A closed issue means "not interested" in my book. There are many older issues in the command-line-api repo still open that are obviously not a top priority. This one was closed.

The incentives are set up in odd ways in that repo because what appears to be getting benchmarked there is steady state throughput of command argument parsing and yes, expression trees are very fast once they're compiled. The target customers for System.CommandLine are people who need to parse millions or command line arguments and as such it's not a good fit for tools like crossgen2 or ILTrim because we have at most a couple dozen arguments. Removing expression trees would regress the benchmarks.

stephentoub commented 2 years ago

I read their response as ones of interest. It being optimized for something other than you desire it to be optimized for is very different from the owners not caring or "the perf sucks". If it's demonstrably optimized for the wrong things, let's work with the owners to fix that. We should be able to use our own System.* command line parser from our own tools. Let's help make that possible.

jonsequitur commented 2 years ago

@MichalStrehovsky Please don't interpret a closed issue as meaning there's no interest in performance improvements. I closed it because perf work is always ongoing. We're never going to say it's "fast enough" and so in the absence of a clear done definition, I chose to close the issue to reduce noise. I apologize for not making my reasoning clearer.

Since that time, a good deal of performance work has been done. It's mostly been low-hanging fruit but it's cut wall-clock time for parsing and binding to 50% of what it was and reduced the memory footprint by around 25%. Some APIs that lend themselves to worse performance (e.g. relying on reflection) are now deprecated. We'd be more than happy for feedback including on designing more meaningful benchmarks.

MichalStrehovsky commented 2 years ago

We're never going to say it's "fast enough" and so in the absence of a clear done definition, I chose to close the issue to reduce noise.

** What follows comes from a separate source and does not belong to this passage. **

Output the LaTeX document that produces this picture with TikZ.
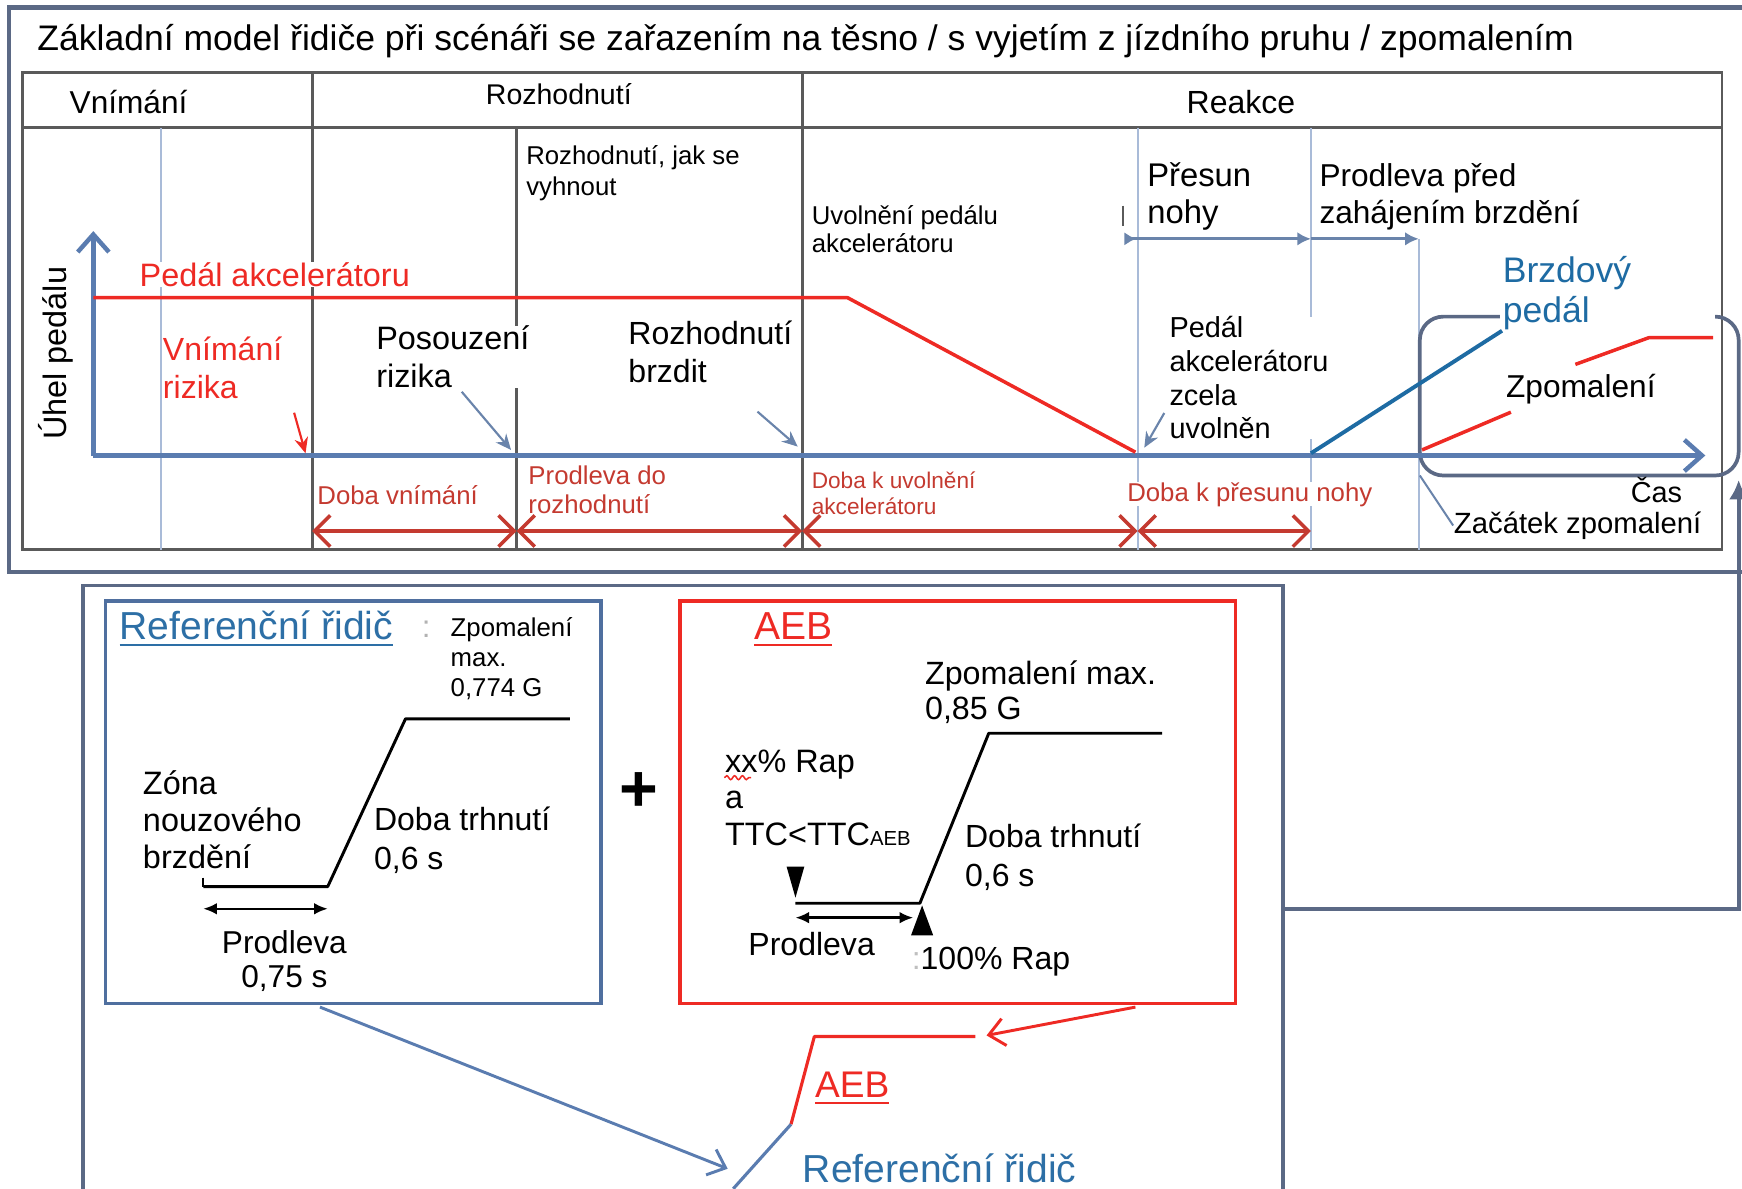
\documentclass[tikz,border=0pt]{standalone}
\usepackage{fontspec}
\setmainfont{Liberation Sans}
\usetikzlibrary{arrows.meta,calc,decorations.pathmorphing}

\definecolor{frameblue}{HTML}{5B6985}
\definecolor{tabgrey}{HTML}{5A5A5A}
\definecolor{sepblue}{HTML}{A9BBD8}
\definecolor{axisblue}{HTML}{5A7CB0}
\definecolor{ptrblue}{HTML}{6A84AB}
\definecolor{pedred}{HTML}{EE2A24}
\definecolor{durred}{HTML}{C43A30}
\definecolor{brakeblue}{HTML}{1E6BA3}
\definecolor{refblue}{HTML}{4F6F9F}
\definecolor{reftext}{HTML}{2D6FA6}

\newcommand\fsz[2]{\fontsize{#1pt}{#2pt}\selectfont}

\begin{document}
\begin{tikzpicture}[
  x=0.1mm, y=-0.1mm,
  lbl/.style={inner sep=0pt, anchor=west, align=left},
  wlbl/.style={lbl, fill=white},
  frm/.style={draw=frameblue, line width=0.95pt},
  grd/.style={draw=tabgrey, line width=0.75pt},
  sep/.style={draw=sepblue, line width=0.45pt},
  axis/.style={draw=axisblue, line width=1.15pt, -{Straight Barb[length=4.5pt,width=8pt]}},
  ptr/.style={draw=ptrblue, line width=0.55pt, -{Stealth[length=4pt,width=3.5pt]}},
  phase/.style={draw=ptrblue, line width=0.7pt, -{Latex[length=3.5pt,width=3.5pt]}},
  dur/.style={draw=durred, line width=0.9pt,
    {Straight Barb[length=4pt,width=8pt]}-{Straight Barb[length=4pt,width=8pt]}},
  pedal/.style={draw=pedred, line width=0.9pt, line join=round},
  profile/.style={draw=black, line width=0.75pt, line join=round},
  link/.style={line width=0.75pt, -{Straight Barb[length=4pt,width=7pt]}},
]
\useasboundingbox (0,0) rectangle (1568,1070);

% ---------------- upper panel: frame, title, table ----------------
\draw[frm, line width=1.2pt] (1568,7) -- (8,7) -- (8,515) -- (1568,515);
\node[lbl, font=\fsz{9.1}{10}] (title) at (33,37)
  {Základní model řidiče při scénáři se zařazením na těsno / s vyjetím z jízdního pruhu / zpomalením};

\draw[grd] (20,65) rectangle (1550,495);
\draw[grd] (20,115) -- (1550,115);
\foreach \x in {281,722} \draw[grd] (\x,65) -- (\x,495);
\draw[grd] (465,115) -- (465,495);
\foreach \x in {145,1024,1180} \draw[sep] (\x,115) -- (\x,495);
\draw[sep] (1277,215) -- (1277,495);

\node[lbl, font=\fsz{8.1}{9}] (hVn) at (62,92) {Vnímání};
\node[font=\fsz{7.3}{9}, inner sep=0pt] (hRo) at (503,85) {Rozhodnutí};
\node[font=\fsz{8.2}{9}, inner sep=0pt] (hRe) at (1117,92) {Reakce};

% ---------------- phase labels in the table ----------------
\node[lbl, font=\fsz{6.6}{8}] (jak) at (473,156) {Rozhodnutí, jak se\\vyhnout};
\node[lbl, font=\fsz{6.6}{7.1}] (uvol) at (730,206) {Uvolnění pedálu\\akcelerátoru};
\node[lbl, font=\fsz{8.4}{9.4}] (presun) at (1032,177) {Přesun\\nohy};
\node[lbl, font=\fsz{8.1}{9.4}] (prodl) at (1187,177) {Prodleva před\\zahájením brzdění};

\coordinate (m0) at (1012,215);
\coordinate (m1) at (1180,215);
\coordinate (m2) at (1277,215);
\draw[phase, {Latex[reversed,length=3pt,width=3.5pt]}-{Latex[length=3.5pt,width=3.5pt]}] (m0) -- (m1);
\draw[phase] (m1) -- (m2);
\draw[tabgrey, line width=0.5pt] (1011,185) -- (1011,203);

% ---------------- chart labels ----------------
\node[wlbl, text=pedred, font=\fsz{8.3}{9}] (accl) at (125,247) {Pedál akcelerátoru};
\node[lbl, text=pedred, font=\fsz{8.2}{9.7}] (vnr) at (146,331) {Vnímání\\rizika};
\node[wlbl, font=\fsz{8.3}{9.7}] (posr) at (338,321) {Posouzení\\rizika};
\node[lbl, font=\fsz{8.2}{9.7}] (rozb) at (565,317) {Rozhodnutí\\brzdit};
\node[wlbl, font=\fsz{7.4}{8.6}] (zcela) at (1052,340) {Pedál\\akcelerátoru\\zcela\\uvolněn};
\node[rotate=90, font=\fsz{8.3}{9}, inner sep=0pt] (uhel) at (50,318) {Úhel pedálu};

% deceleration frame (rounded), partly hidden by the brake label
\coordinate (rrBL) at (1278,428);
\coordinate (rrBR) at (1565,428);
\draw[frm, rounded corners=6pt] (1350,285) -- (1278,285) -- (rrBL) -- (rrBR) -- (1565,285) -- (1545,285);

\node[wlbl, text=brakeblue, font=\fsz{9.1}{10.2}] (brzd) at (1352,264) {Brzdový\\pedál};
\node[lbl, font=\fsz{8.1}{9}] (zpom) at (1355,350) {Zpomalení};
\node[font=\fsz{7.4}{8}, inner sep=0pt] (cas) at (1491,441) {Čas};
\node[lbl, font=\fsz{7.5}{8}] (zac) at (1308,473) {Začátek zpomalení};
\draw[ptrblue, line width=0.5pt] (rrBL) -- (zac.west);

% ---------------- axes and curves ----------------
\coordinate (O) at (84,410);
\draw[axis] (O) -- (84,208);
\draw[axis] (O) -- (1535,410);

\draw[pedal] (84,268) -- (763,268) -- (1022,407);
\draw[brakeblue, line width=1.0pt] (1180,408) -- (brzd.south west);
\draw[pedal] (1280,405) -- (1360,371);
\draw[pedal] (1418,328) -- (1484,304) -- (1542,304);

% pointers to the time axis
\coordinate (aVn) at (275,408);
\coordinate (aPo) at (460,405);
\coordinate (aRo) at (718,402);
\coordinate (aZc) at (1030,403);
\draw[pedred, line width=0.55pt, -{Stealth[length=4pt,width=3.5pt]}] ($(vnr.south east)+(10,12)$) -- (aVn);
\draw[ptr] ($(posr.south)+(8,3)$) -- (aPo);
\draw[ptr] ($(rozb.south east)+(-32,25)$) -- (aRo);
\draw[ptr] ($(zcela.south west)+(-4,-24)$) -- (aZc);

% ---------------- durations below the axis ----------------
\node[lbl, text=durred, font=\fsz{6.6}{7}] (dvn) at (285,446) {Doba vnímání};
\node[lbl, text=durred, font=\fsz{6.6}{7.4}] (dpr) at (475,441) {Prodleva do\\rozhodnutí};
\node[lbl, text=durred, font=\fsz{5.8}{6.8}] (duv) at (730,444) {Doba k uvolnění\\akcelerátoru};
\node[wlbl, text=durred, font=\fsz{6.6}{7}] (dpn) at (1014,445) {Doba k přesunu nohy};

\foreach \x [count=\i] in {281,465,722,1024,1180} \coordinate (d\i) at (\x,478);
\foreach \i/\j in {1/2,2/3,3/4,4/5} \draw[dur] (d\i) -- (d\j);

% ---------------- lower panel ----------------
\draw[frm] (75,1070) -- (75,527) -- (1155,527) -- (1155,1070);
\coordinate (fbR) at (1155,818);
\draw[frm, -{Latex[length=5pt,width=5pt]}] (fbR) -- (fbR -| rrBR) -- ($(rrBR)+(0,4)$);

% reference driver
\node[draw=refblue, line width=0.85pt, minimum width=4.46cm, minimum height=3.62cm, inner sep=0pt] (refbox) at (318,722) {};
\node[lbl, text=reftext, font=\fsz{10}{11}] (refT) at (107,566) {\underline{Referenční řidič}};
\node[lbl, text=gray!60, font=\fsz{8}{9}] (refC) at (379,566) {:};
\node[lbl, font=\fsz{6.6}{7.7}] (refMax) at (405,593) {Zpomalení\\max.\\0,774 G};
\draw[profile] (183,798) -- (295,798) -- (365,647) -- (513,647);
\draw[black, line width=0.6pt] (183,790) -- (183,798);
\node[lbl, font=\fsz{8.3}{9.4}] (refZona) at (128,738) {Zóna\\nouzového\\brzdění};
\node[lbl, font=\fsz{8.2}{10}] (refJerk) at (336,756) {Doba trhnutí\\0,6 s};
\coordinate (rp0) at (183,818);
\coordinate (rp1) at (295,818);
\draw[black, line width=0.6pt, {Latex[length=3.5pt,width=3pt]}-{Latex[length=3.5pt,width=3pt]}] (rp0) -- (rp1);
\node[font=\fsz{8.1}{8.8}, align=center, inner sep=0pt] (refDel) at (256,865) {Prodleva\\0,75 s};

\node[font=\bfseries\fsz{17}{18}, inner sep=0pt] (plus) at (575,713) {+};

% AEB
\node[draw=pedred, line width=0.85pt, minimum width=5.0cm, minimum height=3.62cm, inner sep=0pt] (aebbox) at (862,722) {};
\node[lbl, text=pedred, font=\fsz{10}{11}] (aebT) at (678,567) {\underline{AEB}};
\node[lbl, font=\fsz{8.25}{9.1}] (aebMax) at (832,623) {Zpomalení max.\\0,85 G};
\draw[profile] (716,813) -- (828,813) -- (890,660) -- (1046,660);
\node[lbl, font=\fsz{8.3}{9.4}] (aebTrig) at (652,718) {xx\% Rap\\a\\TTC<TTC{\fsz{5.2}{6}AEB}};
\draw[pedred, line width=0.4pt, decorate, decoration={snake, amplitude=0.5pt, segment length=2pt}] (652,700) -- (676,700);
\fill (708,780) -- (724,780) -- (716,808) -- cycle;
\fill (820,842) -- (840,842) -- (830,815) -- cycle;
\coordinate (ap0) at (716,826);
\coordinate (ap1) at (822,826);
\draw[black, line width=0.6pt, {Latex[length=3.5pt,width=3pt]}-{Latex[length=3.5pt,width=3pt]}] (ap0) -- (ap1);
\node[lbl, font=\fsz{8.2}{9}] (aebDel) at (673,850) {Prodleva};
\node[lbl, font=\fsz{8.2}{9}] (aebFull) at (820,866) {\textcolor{gray!50}{:}100\% Rap};
\node[lbl, font=\fsz{8.2}{10}] (aebJerk) at (868,772) {Doba trhnutí\\0,6 s};

% combined profile
\coordinate (refEnd) at (655,1052);
\coordinate (aebEnd) at (888,932);
\draw[link, draw=axisblue] ($(refbox.south)+(-30,2)$) -- (refEnd);
\draw[link, draw=pedred] ($(aebbox.south)+(160,2)$) -- (aebEnd);
\draw[pedred, line width=0.8pt, line join=round] (878,933) -- (733,933) -- (712,1012);
\draw[axisblue, line width=0.8pt] (712,1012) -- (660,1070);
\node[lbl, text=pedred, font=\fsz{9.5}{10}] (cmbA) at (733,980) {\underline{AEB}};
\node[lbl, text=reftext, font=\fsz{10}{11}] (cmbR) at (722,1052) {Referenční řidič};

\end{tikzpicture}
\end{document}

The benchmark is the command line parser from CoreFXLab that runtime tools use right now. If the new parser is not at least as fast as this parser, switching to it would be a regression. The goal of what is "fast enough" was captured in the issue and it could have been measured before closing it.

I took Jan's sample from dotnet/command-line-api#929 that establishes the goals, merged @jonsequitur's pull request into that, upgraded everything to Net6.0 and latest System.CommandLine (2.0.0-beta1.21308.1), added /p:PublishReadyToRun=true to publish to make it more realistic (anyone who cares about startup perf is going to do that) and copied Internal.CommandLine from the runtime repo because I had trouble restoring the nugets (I think we stopped paying for myget where this was hosted). Here's how it stands right now:

Total ms
empty 58 ms
corefxlab 71 ms
command-line-api 110 ms
command-line-api-2 91 ms
command-line-api-3 84 ms

So it's still at least 2x slower than the corefxlab parser.

Honestly, the corefxlab parser taking 13 ms to parse two arguments is a low bar but the ergonomics beats parsing things manually. It would be interesting to compare this with Mono.Options at some point which is another mature command line parser in the ecosystem.

jonsequitur commented 2 years ago

For what it's worth, "command-line-api-3" is the appropriate benchmark to compare. "command-line-api" and "command-line-api-2" include a number of quality-of-life features that are lacking from the corefxlab parser entirely (e.g. complex object binding, completion support, typo suggestions). The wall clock time for "command-line-api-3" is 1.2X that of the corefxlab parser, additional improvements have been made since that version, and I have every expectation that System.CommandLine will outperform the corefxlab parser before long. I'll provide some better benchmarks.